-- START OF Exercise inputs --
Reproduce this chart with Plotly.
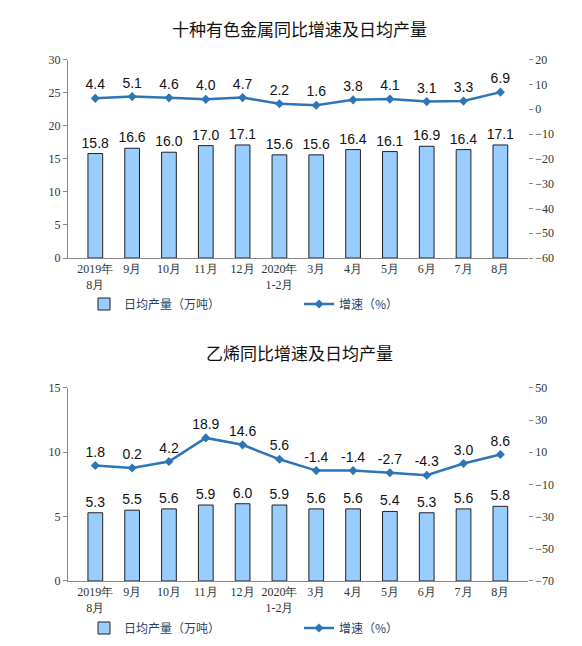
import plotly.graph_objects as go

cats = ["2019年<br>8月","9月","10月","11月","12月","2020年<br>1-2月","3月","4月","5月","6月","7月","8月"]
metal_output = [15.8,16.6,16.0,17.0,17.1,15.6,15.6,16.4,16.1,16.9,16.4,17.1]
metal_growth = [4.4,5.1,4.6,4.0,4.7,2.2,1.6,3.8,4.1,3.1,3.3,6.9]
eth_output = [5.3,5.5,5.6,5.9,6.0,5.9,5.6,5.6,5.4,5.3,5.6,5.8]
eth_growth = [1.8,0.2,4.2,18.9,14.6,5.6,-1.4,-1.4,-2.7,-4.3,3.0,8.6]

BAR = "#99CCFF"; LINE = "#2E75B6"
tf = dict(family="Liberation Serif", size=12, color="#333")
lf = dict(family="Liberation Sans", size=14, color="#111")

fig = go.Figure()
def add(out, gr, xa, ya, ya2, leg):
    fig.add_trace(go.Bar(x=cats, y=out, xaxis=xa, yaxis=ya, name="日均产量（万吨）",
        marker=dict(color=BAR, line=dict(color="#222", width=1)), width=0.4,
        text=[f"{v:.1f}" for v in out], textposition="outside", textfont=lf,
        constraintext="none", cliponaxis=False, legend=leg))
    fig.add_trace(go.Scatter(x=cats, y=gr, xaxis=xa, yaxis=ya2, name="增速（%）",
        mode="lines+markers+text", line=dict(color=LINE, width=2.5),
        marker=dict(symbol="diamond", size=7, color=LINE),
        text=[f"{v:.1f}" for v in gr], textposition="top center", textfont=lf,
        cliponaxis=False, legend=leg))
add(metal_output, metal_growth, "x", "y", "y2", "legend")
add(eth_output, eth_growth, "x2", "y3", "y4", "legend2")

xd = [0.103, 0.893]
ax = dict(showgrid=False, linecolor="#888", tickfont=tf, ticks="outside", ticklen=4, tickcolor="#888", zeroline=False, automargin=False)
fig.update_layout(
    width=582, height=646, margin=dict(l=0, r=0, t=0, b=0, autoexpand=False),
    paper_bgcolor="white", plot_bgcolor="white", bargap=0.5, uniformtext=dict(mode=False),
    xaxis=dict(domain=xd, anchor="y", showline=True, linecolor="#888", tickfont=tf, ticks="", automargin=False),
    yaxis=dict(domain=[0.613, 0.920], range=[0, 30], dtick=5, showline=True, **ax),
    yaxis2=dict(overlaying="y", side="right", anchor="x", range=[-60, 20], dtick=10, showline=False, **ax),
    xaxis2=dict(domain=xd, anchor="y3", showline=True, linecolor="#888", tickfont=tf, ticks="", automargin=False),
    yaxis3=dict(domain=[0.113, 0.412], range=[0, 15], dtick=5, showline=True, **ax),
    yaxis4=dict(overlaying="y3", side="right", anchor="x2", range=[-70, 50], tickvals=[50,30,10,-10,-30,-50,-70], showline=False, **ax),
    legend=dict(orientation="h", x=0.5, xanchor="center", y=1-296/646, yanchor="middle", yref="paper", font=dict(family="Noto Sans CJK SC", size=12), entrywidth=170),
    legend2=dict(orientation="h", x=0.5, xanchor="center", y=1-620/646, yanchor="middle", yref="paper", font=dict(family="Noto Sans CJK SC", size=12), entrywidth=170),
    annotations=[
        dict(text="十种有色金属同比增速及日均产量", x=0.5, y=1-20/646, xref="paper", yref="paper", yanchor="middle", showarrow=False, font=dict(family="Noto Sans CJK SC", size=17, color="#111")),
        dict(text="乙烯同比增速及日均产量", x=0.5, y=1-345/646, xref="paper", yref="paper", yanchor="middle", showarrow=False, font=dict(family="Noto Sans CJK SC", size=17, color="#111")),
    ],
)
fig.write_html("out.html")
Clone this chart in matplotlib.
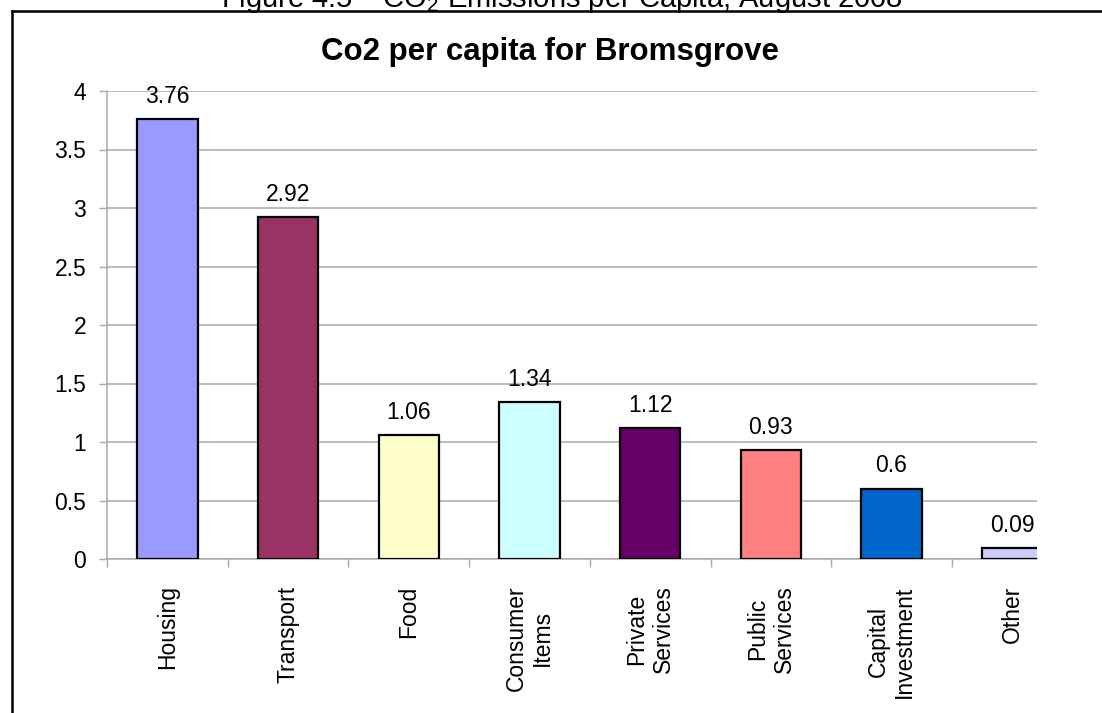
import matplotlib
matplotlib.use("Agg")
import matplotlib.pyplot as plt
from matplotlib.lines import Line2D

plt.rcParams["font.family"] = ["Liberation Sans", "DejaVu Sans"]

# data
categories = ["Housing", "Transport", "Food", "Consumer\nItems", "Private\nServices",
              "Public\nServices", "Capital\nInvestment", "Other"]
values = [3.76, 2.92, 1.06, 1.34, 1.12, 0.93, 0.6, 0.09]
bar_colors = ["#9999FF", "#993366", "#FFFFCC", "#CCFFFF", "#660066",
              "#FF8080", "#0066CC", "#CCCCFF"]
yticks = [0, 0.5, 1, 1.5, 2, 2.5, 3, 3.5, 4]
ytick_labels = ["0", "0.5", "1", "1.5", "2", "2.5", "3", "3.5", "4"]

W, H = 1102, 713
fig = plt.figure(figsize=(W / 100, H / 100), dpi=100)

# plot area in pixel terms (chart is clipped on the right in the source)
left, right, top, bottom = 107, 1037, 91, 559
ax = fig.add_axes([left / W, 1 - bottom / H, (right - left) / W, (bottom - top) / H])

x = list(range(len(categories)))
ax.bar(x, values, width=0.5, color=bar_colors, edgecolor="black", linewidth=1.6, zorder=3)

for xi, v in zip(x, values):
    ax.annotate(f"{v:g}", (xi, v), xytext=(0, 16.5), textcoords="offset points",
                ha="center", va="center", fontsize=16.5, clip_on=False)

ax.set_yticks(yticks, ytick_labels, fontsize=16.5)
ax.yaxis.grid(True, color="#AAAAAA", linewidth=1.1, zorder=0)

# category labels at bar centres, ticks between categories
ax.set_xticks(x, categories, fontsize=16.5, rotation=90, multialignment="center")
ax.tick_params(axis="x", which="major", length=0, pad=19)
ax.set_xticks([i + 0.5 for i in range(-1, len(categories) - 1)], minor=True)
ax.tick_params(axis="x", which="minor", length=6, width=1, color="#AAAAAA", direction="out")
ax.tick_params(axis="y", length=6, width=1, color="#AAAAAA", pad=9, direction="out")

# limits after the ticks so set_xticks does not widen the view
ax.set_ylim(0, 4)
ax.set_xlim(-0.5, -0.5 + (right - left) / 120.7)

for side in ["top", "right"]:
    ax.spines[side].set_visible(False)
for side in ["left", "bottom"]:
    ax.spines[side].set_color("#AAAAAA")
    ax.spines[side].set_linewidth(1.1)

fig.text(550 / W, 1 - 52 / H, "Co2 per capita for Bromsgrove", ha="center", va="center",
         fontsize=22.5, fontweight="bold")

# caption above the chart frame, partly cut off at the top of the image
fig.text(562 / W, 1 - 7 / H, r"Figure 4.5 – CO$_\mathregular{2}$ Emissions per Capita, August 2008",
         ha="center", va="baseline", fontsize=21)

# chart frame
fig.add_artist(Line2D([12 / W, 12 / W], [0, 1 - 11 / H], color="black", linewidth=1.8,
                      transform=fig.transFigure))
fig.add_artist(Line2D([12 / W, 1], [1 - 11 / H, 1 - 11 / H], color="black", linewidth=1.8,
                      transform=fig.transFigure))

fig.savefig("out.png", dpi=100)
-- END OF Exercise inputs --
[What is required]
Repeat, exactly and in full, each line from the start of the data to the line that contains "import plotly.graph_objects as go". Pictures do not go in.

[Complete answer]
Reproduce this chart with Plotly.
import plotly.graph_objects as go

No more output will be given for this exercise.